Ya desde los compases iniciales queda claro que "ahí pasa algo": en lugar de sonar amenazadores, resultan más bien frívolos. Y no solo por la considerable rapidez de los tempi que Petrenko adopta a lo largo de toda la partitura, sino también, y sobre todo, por su deseo de restar contenido trágico. El primer movimiento resulta bajo su batuta soleado, jovial e incluso risueño, cuando no abiertamente festivo. Tanta brillantez puede enganchar, y sin duda engancha entre el público que busca espectáculo sonoro ante todo, pero se queda en la superficie de una música que alberga demasiados claroscuros como para ser ignorados.
Petrenko se decide por ubicar el Andante Moderato en segundo lugar. Y triunfa a la hora de hacer que la página suena ligera, transparente y bonita. Nada de pathos, de emotividad, de ese peculiar sentido panteísta y agónico que albergan estos magistrales pentagramas. El resultado es ideal para tomar té con pastas mientras al fondo se escuchan los cencerros de las lindas ovejitas. Beeeee.
La cosa mejora en el Scherzo: virulento, feroz, implacable en la rítmica, hiriente en los timbres, acertadísimo en las intervenciones de los solistas. El sentido de lo grotesco y de lo vulgar, esencial en la música mahleriana, está perfectamente captado. Aunque también es verdad que resulta demasiado rápido. Petrenko atosiga más por el tempo que por la tensión interna. Y se escora hacia lo ligerito, por no decir lo repipi, cada vez que se le presenta la oportunidad.
En el finale (¡por fin!) sí que se apuesta por lo ominoso y por lo dramático. El virtuosismo de la batuta obra aquí prodigios. Pero de nuevo hay algo que falta: sinceridad. Se sienten los decibelios, pero no la rabia. Impactan los tremendos contrastes sonoros, mas no se genera la atmósfera ominosa y enrarecida que esta música necesita. Todo resulta agitado a más no poder, cuando debería ante todo ser inquietante, agónico y siniestro. Por momento, el director parece confundir esta página con "The Ride to Dubno" de Taras Bulba que interpretó en su magnífico Concierto de San Silvestre, dicho sea con todos los respetos a mi queridísimo Franz Waxman. También hay alguna frase en los violines de una blandenguería extrema, por no hablar de los excesos de un timbalero que se lo pasa verdaderamente en grande. ¡Y qué decir de la sonrisa bobalicona que en todo momento luce Petrenko!

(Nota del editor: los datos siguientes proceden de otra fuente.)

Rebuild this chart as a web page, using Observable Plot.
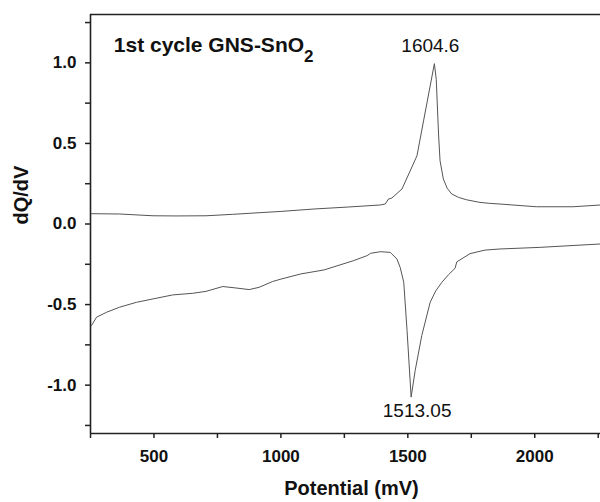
<!DOCTYPE html>
<html>
<head>
<meta charset="utf-8">
<script src="https://cdn.jsdelivr.net/npm/d3@7"></script>
<script src="https://cdn.jsdelivr.net/npm/@observablehq/plot@0.6"></script>
<style>
  html, body { margin: 0; padding: 0; background: #fff; }
</style>
</head>
<body>
<div id="chart"></div>
<script>
// ---- data ----
const chargeX = [254, 365, 496, 587, 705, 810, 914, 1000, 1130, 1261, 1392, 1411, 1424, 1437, 1477, 1536, 1562, 1604.6, 1612, 1621, 1627, 1640, 1655, 1673, 1700, 1732, 1784, 1823, 1863, 2006, 2150, 2259];
const chargeY = [0.064, 0.062, 0.051, 0.050, 0.051, 0.060, 0.070, 0.078, 0.093, 0.105, 0.118, 0.124, 0.155, 0.161, 0.217, 0.423, 0.640, 0.995, 0.898, 0.558, 0.392, 0.279, 0.222, 0.186, 0.165, 0.150, 0.134, 0.128, 0.124, 0.107, 0.107, 0.118];

const dischargeX = [254, 274, 313, 365, 431, 496, 574, 653, 705, 771, 823, 875, 914, 967, 1000, 1078, 1170, 1287, 1340, 1353, 1392, 1431, 1457, 1470, 1484, 1497, 1513.05, 1529, 1555, 1588, 1610, 1634, 1660, 1686, 1693, 1745, 1804, 1863, 2020, 2259];
const dischargeY = [-0.630, -0.578, -0.548, -0.516, -0.486, -0.465, -0.440, -0.430, -0.418, -0.388, -0.397, -0.407, -0.393, -0.357, -0.342, -0.310, -0.285, -0.227, -0.196, -0.182, -0.172, -0.176, -0.217, -0.270, -0.362, -0.661, -1.074, -0.909, -0.692, -0.486, -0.415, -0.362, -0.315, -0.275, -0.235, -0.184, -0.162, -0.155, -0.145, -0.124];

const xDomain = [250, 2259];
const yDomain = [-1.3, 1.3];
const xTicks = [250, 500, 750, 1000, 1250, 1500, 1750, 2000, 2250];
const xMajor = [500, 1000, 1500, 2000];
const yTicks = [-1.25, -1.0, -0.75, -0.5, -0.25, 0.0, 0.25, 0.5, 0.75, 1.0, 1.25];
const yMajor = [-1.0, -0.5, 0.0, 0.5, 1.0];

const titleText = "1st cycle GNS-SnO";
const titleSub = "2";
const xLabel = "Potential (mV)";
const yLabel = "dQ/dV";

// ---- build ----
const charge = chargeX.map((x, i) => ({x, y: chargeY[i]}));
const discharge = dischargeX.map((x, i) => ({x, y: dischargeY[i]}));
const peak = charge[d3.maxIndex(charge, d => d.y)];
const trough = discharge[d3.minIndex(discharge, d => d.y)];

const FONT = "Arial, 'Liberation Sans', Helvetica, sans-serif";
const AX = "#222";

const chart = Plot.plot({
  width: 600,
  height: 502,
  marginLeft: 90,
  marginRight: 0,
  marginTop: 14,
  marginBottom: 69,
  style: {fontFamily: FONT, background: "#fff", color: "#111", overflow: "visible"},
  x: {domain: xDomain},
  y: {domain: yDomain},
  marks: [
    Plot.axisY({
      ticks: yTicks, tickSize: 5, tickPadding: 9, label: null,
      tickFormat: d => yMajor.includes(d) ? d.toFixed(1) : "",
      fontSize: 17, fontWeight: "bold", stroke: AX, strokeWidth: 1.5, fill: "#111"
    }),
    Plot.axisX({
      ticks: xTicks, tickSize: 5, tickPadding: 11, label: null,
      tickFormat: d => xMajor.includes(d) ? String(d) : "",
      fontSize: 17, fontWeight: "bold", stroke: AX, strokeWidth: 1.5, fill: "#111"
    }),
    Plot.ruleY([yDomain[1]], {stroke: AX, strokeWidth: 1.6}),
    Plot.ruleY([yDomain[0]], {stroke: AX, strokeWidth: 1.6}),
    Plot.ruleX([xDomain[0]], {stroke: AX, strokeWidth: 1.6}),
    Plot.line(charge, {x: "x", y: "y", stroke: "#555", strokeWidth: 1}),
    Plot.line(discharge, {x: "x", y: "y", stroke: "#555", strokeWidth: 1}),
    Plot.text([peak], {x: "x", y: "y", text: d => String(d.x), dx: -4, dy: -25, lineAnchor: "top", fontSize: 19, fill: "#111"}),
    Plot.text([trough], {x: "x", y: "y", text: d => String(d.x), dx: 6, dy: 6.7, lineAnchor: "top", fontSize: 19, fill: "#111"}),
    Plot.text([titleText], {frameAnchor: "top-left", text: d => d, dx: 23.3, dy: 22.5, lineAnchor: "top", textAnchor: "start", fontSize: 21, fontWeight: "bold", fill: "#111", className: "ttl"}),
    Plot.text([xLabel], {frameAnchor: "bottom", text: d => d, dx: 6, dy: 47.7, lineAnchor: "top", fontSize: 20, fontWeight: "bold", fill: "#111"}),
    Plot.text([yLabel], {frameAnchor: "left", text: d => d, rotate: -90, dx: -77, dy: 0.5, lineAnchor: "top", fontSize: 20, fontWeight: "bold", fill: "#111"})
  ]
});

// subscript for the title
const t = chart.querySelector(".ttl text");
if (t) {
  const ts = document.createElementNS("http://www.w3.org/2000/svg", "tspan");
  ts.setAttribute("dy", "10");
  ts.setAttribute("font-size", "17");
  ts.textContent = titleSub;
  t.appendChild(ts);
}

document.getElementById("chart").appendChild(chart);
</script>
</body>
</html>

El público, por descontado, reacciona con el mayor entusiasmo al finalizar. Y algunos especialistas musicales derrochan palabrería hueca –he leído por ahí una crítica larguísima en la que no se dice nada, absolutamente nada sobre la interpretación propiamente dicha– para intentar justificar lo injustificable: que un señor que banaliza de manera bochonosa las grandes obras del repertorio tradicional ocupe el podio de una de las mejores orquestas del mundo.